**Task statement:** The required output consists solely of the lines from the top of the listing through the line containing "const colors = ['#FFB898'];", transcribed exactly.

**Data rows:**
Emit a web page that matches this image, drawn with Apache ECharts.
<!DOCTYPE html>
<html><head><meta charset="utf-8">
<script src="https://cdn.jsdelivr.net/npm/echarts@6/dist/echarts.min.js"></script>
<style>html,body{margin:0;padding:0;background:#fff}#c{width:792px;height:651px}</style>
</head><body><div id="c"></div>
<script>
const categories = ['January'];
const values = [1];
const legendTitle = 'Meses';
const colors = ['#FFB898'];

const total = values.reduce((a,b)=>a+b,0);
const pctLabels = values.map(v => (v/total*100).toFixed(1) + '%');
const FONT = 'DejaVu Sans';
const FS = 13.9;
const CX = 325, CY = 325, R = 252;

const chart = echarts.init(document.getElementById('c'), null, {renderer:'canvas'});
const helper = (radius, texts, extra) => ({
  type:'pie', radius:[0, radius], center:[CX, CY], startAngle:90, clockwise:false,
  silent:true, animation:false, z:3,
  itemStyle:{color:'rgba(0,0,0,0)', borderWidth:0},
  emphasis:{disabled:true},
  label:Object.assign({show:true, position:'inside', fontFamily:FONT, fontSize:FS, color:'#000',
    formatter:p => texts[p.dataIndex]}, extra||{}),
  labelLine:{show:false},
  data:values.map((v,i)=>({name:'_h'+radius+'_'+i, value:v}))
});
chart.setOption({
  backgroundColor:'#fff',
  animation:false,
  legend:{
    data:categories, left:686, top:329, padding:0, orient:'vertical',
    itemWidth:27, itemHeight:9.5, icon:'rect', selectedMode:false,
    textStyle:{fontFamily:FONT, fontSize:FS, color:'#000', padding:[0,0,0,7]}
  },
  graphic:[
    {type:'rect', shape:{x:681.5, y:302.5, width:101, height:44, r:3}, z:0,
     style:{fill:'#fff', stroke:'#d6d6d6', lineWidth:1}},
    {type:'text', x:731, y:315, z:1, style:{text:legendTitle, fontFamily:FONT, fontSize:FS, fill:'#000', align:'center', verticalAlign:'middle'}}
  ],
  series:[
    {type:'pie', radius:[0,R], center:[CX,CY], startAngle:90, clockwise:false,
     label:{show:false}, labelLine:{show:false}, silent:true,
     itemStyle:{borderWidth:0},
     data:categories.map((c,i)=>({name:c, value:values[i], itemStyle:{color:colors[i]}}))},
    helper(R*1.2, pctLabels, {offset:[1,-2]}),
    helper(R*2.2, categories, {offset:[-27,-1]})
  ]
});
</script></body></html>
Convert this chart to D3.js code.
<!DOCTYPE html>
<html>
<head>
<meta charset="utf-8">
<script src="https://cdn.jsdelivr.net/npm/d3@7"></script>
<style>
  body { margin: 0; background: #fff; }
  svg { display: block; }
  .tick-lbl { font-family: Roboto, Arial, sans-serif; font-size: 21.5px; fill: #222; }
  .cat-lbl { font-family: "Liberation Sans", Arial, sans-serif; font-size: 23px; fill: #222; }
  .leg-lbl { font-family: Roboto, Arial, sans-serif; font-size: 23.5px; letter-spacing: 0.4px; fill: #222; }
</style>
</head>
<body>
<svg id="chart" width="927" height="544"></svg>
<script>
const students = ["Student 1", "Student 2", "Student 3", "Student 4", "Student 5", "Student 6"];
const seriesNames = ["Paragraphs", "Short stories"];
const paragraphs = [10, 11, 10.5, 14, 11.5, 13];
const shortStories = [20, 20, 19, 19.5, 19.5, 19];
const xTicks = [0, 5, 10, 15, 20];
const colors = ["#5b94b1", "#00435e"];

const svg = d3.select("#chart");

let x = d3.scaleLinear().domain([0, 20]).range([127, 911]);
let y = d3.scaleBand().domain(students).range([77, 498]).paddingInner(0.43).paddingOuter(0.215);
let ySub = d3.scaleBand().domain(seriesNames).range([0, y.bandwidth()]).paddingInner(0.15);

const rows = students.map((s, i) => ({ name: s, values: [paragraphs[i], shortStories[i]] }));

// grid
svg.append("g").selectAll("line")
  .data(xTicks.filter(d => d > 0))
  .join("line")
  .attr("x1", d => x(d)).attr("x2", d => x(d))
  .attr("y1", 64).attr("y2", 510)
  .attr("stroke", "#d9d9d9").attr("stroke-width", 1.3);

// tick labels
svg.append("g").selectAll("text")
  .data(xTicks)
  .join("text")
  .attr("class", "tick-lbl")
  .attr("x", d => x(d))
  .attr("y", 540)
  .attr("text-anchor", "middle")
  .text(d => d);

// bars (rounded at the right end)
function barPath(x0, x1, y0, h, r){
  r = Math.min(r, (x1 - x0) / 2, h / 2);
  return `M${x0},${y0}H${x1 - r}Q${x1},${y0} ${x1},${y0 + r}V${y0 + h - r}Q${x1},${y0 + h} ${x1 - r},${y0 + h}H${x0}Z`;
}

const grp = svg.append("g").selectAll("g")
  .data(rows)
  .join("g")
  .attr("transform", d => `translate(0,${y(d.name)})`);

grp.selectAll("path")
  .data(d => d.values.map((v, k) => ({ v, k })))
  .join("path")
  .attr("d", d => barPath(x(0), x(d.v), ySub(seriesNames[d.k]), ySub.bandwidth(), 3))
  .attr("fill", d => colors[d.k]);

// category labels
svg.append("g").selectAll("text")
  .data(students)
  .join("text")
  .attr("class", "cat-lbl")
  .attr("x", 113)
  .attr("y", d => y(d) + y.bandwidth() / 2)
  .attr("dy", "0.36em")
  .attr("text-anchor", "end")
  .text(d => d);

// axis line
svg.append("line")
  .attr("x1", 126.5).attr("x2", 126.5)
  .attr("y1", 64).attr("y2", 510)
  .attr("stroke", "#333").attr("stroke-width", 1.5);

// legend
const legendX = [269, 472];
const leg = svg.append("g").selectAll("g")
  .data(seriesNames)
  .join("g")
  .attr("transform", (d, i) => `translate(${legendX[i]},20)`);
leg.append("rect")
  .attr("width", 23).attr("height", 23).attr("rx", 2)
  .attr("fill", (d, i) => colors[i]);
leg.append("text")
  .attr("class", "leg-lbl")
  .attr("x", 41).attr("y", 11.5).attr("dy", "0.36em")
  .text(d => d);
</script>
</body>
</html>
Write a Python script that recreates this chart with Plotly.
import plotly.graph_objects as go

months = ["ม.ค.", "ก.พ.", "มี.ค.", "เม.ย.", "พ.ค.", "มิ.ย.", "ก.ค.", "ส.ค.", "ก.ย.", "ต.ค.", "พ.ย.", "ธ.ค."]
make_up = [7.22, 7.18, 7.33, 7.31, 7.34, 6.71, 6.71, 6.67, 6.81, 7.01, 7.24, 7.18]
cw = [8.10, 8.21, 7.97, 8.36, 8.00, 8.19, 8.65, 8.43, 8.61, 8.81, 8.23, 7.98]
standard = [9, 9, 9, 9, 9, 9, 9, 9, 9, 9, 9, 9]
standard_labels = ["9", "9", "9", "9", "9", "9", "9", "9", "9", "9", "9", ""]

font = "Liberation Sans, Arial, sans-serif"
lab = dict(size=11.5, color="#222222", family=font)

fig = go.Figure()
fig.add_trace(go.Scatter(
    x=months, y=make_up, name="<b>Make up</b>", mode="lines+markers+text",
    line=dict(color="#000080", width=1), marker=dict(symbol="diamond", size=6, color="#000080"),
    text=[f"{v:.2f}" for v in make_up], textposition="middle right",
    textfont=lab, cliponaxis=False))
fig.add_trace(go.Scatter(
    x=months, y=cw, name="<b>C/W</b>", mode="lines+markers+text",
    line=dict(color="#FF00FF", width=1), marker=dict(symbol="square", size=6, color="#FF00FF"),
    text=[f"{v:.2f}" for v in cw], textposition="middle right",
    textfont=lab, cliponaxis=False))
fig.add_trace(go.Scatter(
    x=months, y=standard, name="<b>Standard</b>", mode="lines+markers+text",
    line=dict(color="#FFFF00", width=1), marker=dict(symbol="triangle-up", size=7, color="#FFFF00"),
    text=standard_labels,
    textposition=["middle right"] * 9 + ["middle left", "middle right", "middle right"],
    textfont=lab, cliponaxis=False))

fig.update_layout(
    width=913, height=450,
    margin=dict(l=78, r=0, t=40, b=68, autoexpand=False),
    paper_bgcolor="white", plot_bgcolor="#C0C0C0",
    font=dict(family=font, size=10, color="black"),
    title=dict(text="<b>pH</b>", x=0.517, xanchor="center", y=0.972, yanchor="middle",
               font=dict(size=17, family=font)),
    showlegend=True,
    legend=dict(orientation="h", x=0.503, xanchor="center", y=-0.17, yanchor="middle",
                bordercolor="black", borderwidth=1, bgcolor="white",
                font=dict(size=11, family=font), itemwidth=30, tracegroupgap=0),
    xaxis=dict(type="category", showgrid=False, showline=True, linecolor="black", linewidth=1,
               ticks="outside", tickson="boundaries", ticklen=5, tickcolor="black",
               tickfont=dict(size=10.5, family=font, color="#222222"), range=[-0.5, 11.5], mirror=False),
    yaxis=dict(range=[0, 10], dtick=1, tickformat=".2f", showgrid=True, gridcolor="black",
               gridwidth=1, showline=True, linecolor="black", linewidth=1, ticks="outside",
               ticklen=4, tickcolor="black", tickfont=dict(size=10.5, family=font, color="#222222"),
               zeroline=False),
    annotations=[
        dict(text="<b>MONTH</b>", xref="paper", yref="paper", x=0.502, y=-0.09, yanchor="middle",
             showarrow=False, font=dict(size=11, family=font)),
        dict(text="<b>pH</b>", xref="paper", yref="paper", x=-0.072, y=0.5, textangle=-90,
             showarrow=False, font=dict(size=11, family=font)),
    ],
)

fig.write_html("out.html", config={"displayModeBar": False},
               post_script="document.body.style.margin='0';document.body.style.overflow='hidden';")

**Output of the exercise:**
Emit a web page that matches this image, drawn with Apache ECharts.
<!DOCTYPE html>
<html><head><meta charset="utf-8">
<script src="https://cdn.jsdelivr.net/npm/echarts@6/dist/echarts.min.js"></script>
<style>html,body{margin:0;padding:0;background:#fff}#c{width:792px;height:651px}</style>
</head><body><div id="c"></div>
<script>
const categories = ['January'];
const values = [1];
const legendTitle = 'Meses';
const colors = ['#FFB898'];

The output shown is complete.